Two years ago, I took a technology course which taught me how to create and use a classroom blog. My students absolutely loved our blog, and after a year of benefiting from it, I really wanted to share what I had learned about blogging with other teachers. I offered to lead a workshop and the assistant principals were enthusiastic about it, but the principal couldn’t find time to schedule it because of all the other professional development workshops already planned. I spoke to many individual teachers about creating a blog, but while they all admired my blog- or pretended to- none of them were interested in starting their own. Some of them thought it would be too hard for them, and some of them just didn’t like the idea of having any outside-of-school contact with the kids. They thought it would be too much work, and more than a few of them said they thought I was crazy to take on the extra work.
Keller’s ARCS model could be useful if I can ever get the other teachers to talk to me again after I so thoroughly annoyed them the first time. The first step is in getting their attention, which I could do by showing them examples of really interesting personal blogs that share the kind of information they would be interesting in sharing on a social network, like Facebook. If I show them my personal blog, containing pics from my vacation, pics of my new baby nephew, and so on, this would be probably be of interest to them.

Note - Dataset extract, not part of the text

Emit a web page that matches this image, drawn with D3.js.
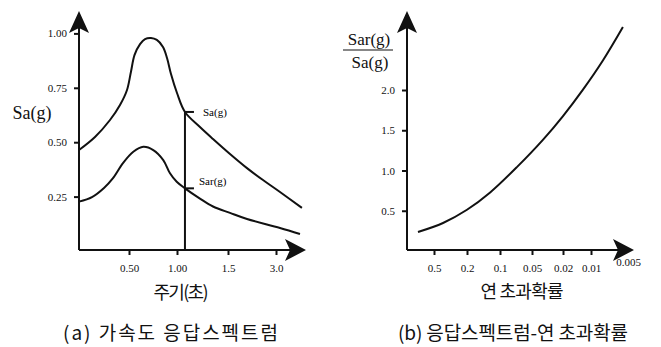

In order to convince teachers of the relevance of blogging, I could show them how my students’ homework performance has improved since they were able to access the homework list on the blog each night, and more importantly, their parents could check the official homework list and not just what their child happened to write down in their agenda. Another contributing factor in homework improvement is that it is easy to add worksheets to the homework posts if they came from an online source, so that students who forget their homework folder can still print out or copy the worksheet questions.
To increase confidence, I could simply show they how easy it is to create a blog post, and offer them friendly, non-judgmental support as they create their own blogs. Since I would be talking to teachers whose classrooms are nearest to mine, it would be easy for me to give them all the help they need, not that they will need much after they get started.
Satisfaction will be easily achieved when teachers see how great their blogs look and how readily kids take to them. When they see the improvement in their own classes, they will be encouraged to further utilize blogs and learn how to do more with them.
References
Driscoll, M. P. (2005). Psychology of learning for instruction (3rd ed.). Boston, MA: Pearson Education.